DESCENDIMIENTO
El Viernes Santo es Cuevero.
El barrio está de luto, pero el precioso atardecer se empeña en negarlo. Los postreros rayos de un sol radiante se cuelan a raudales por la puerta de la Ermita, abierta de par en par para dar paso al Descendimiento.
En la Plaza del Padre Poveda hay tantos sentimientos como personas. Esa abuela en primera fila para ver, aunque sea solo los pies de su nieto que se estrena de costalero y al que cree reconocer por las zapatillas nuevas. Ese niño que busca con ansia los ojos de su madre en la fila de penitentes. El hombre que se conforma con ver desde fuera el paso que un día no tan lejano llevó sobre sus hombros y que por problemas de salud, ya no puede. Ese penitente que, con lágrimas en los ojos, va acumulando años de promesa: "Mientras pueda te acompañaré, Señor".
Y todos, en el recuerdo, tienen a alguien que se fue y que hoy, más que nunca, echan en falta. Las Cuevas, blanquísimas de cal franquean el paso al cortejo. Padres, hijos y hermanos bajo la misma trabajadera. Amigos de costal. Ya vamos, Guadix, ordenados y puntuales. Demostrando una vez más que la humildad no está reñida con el saber estar.
El recorrido parece ser eterno. En el regreso, las fuerzas flaquean, pero los cueveros y accitanos que nos acompañan nos impulsan en cada levantá con sus aplausos. ¡Vamos, que ya falta poco!

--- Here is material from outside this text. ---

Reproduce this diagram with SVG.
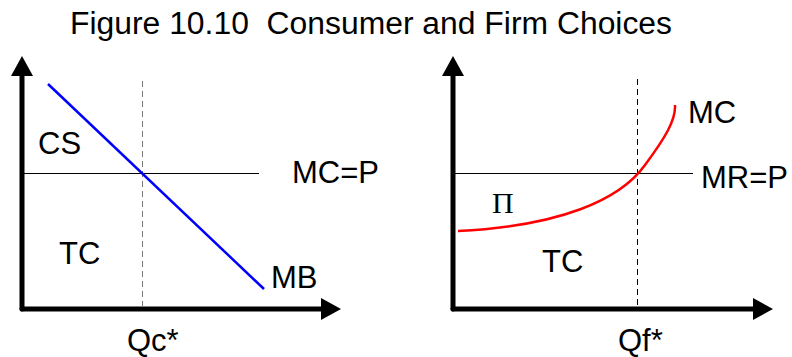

Pero esas dos cuadrillas valientes no quieren que acabe y en los últimos metros entregan hasta el alma con esa chicotá.
La Iglesia está vacía. La luces se apagan y en la penumbra se siguen escuchando el eco de los últimos acordes, las palabras de buenos deseos y los abrazos. Y en su rincón, la Virgen de Las Penas, con sus Siete Santos, parece que sonríe.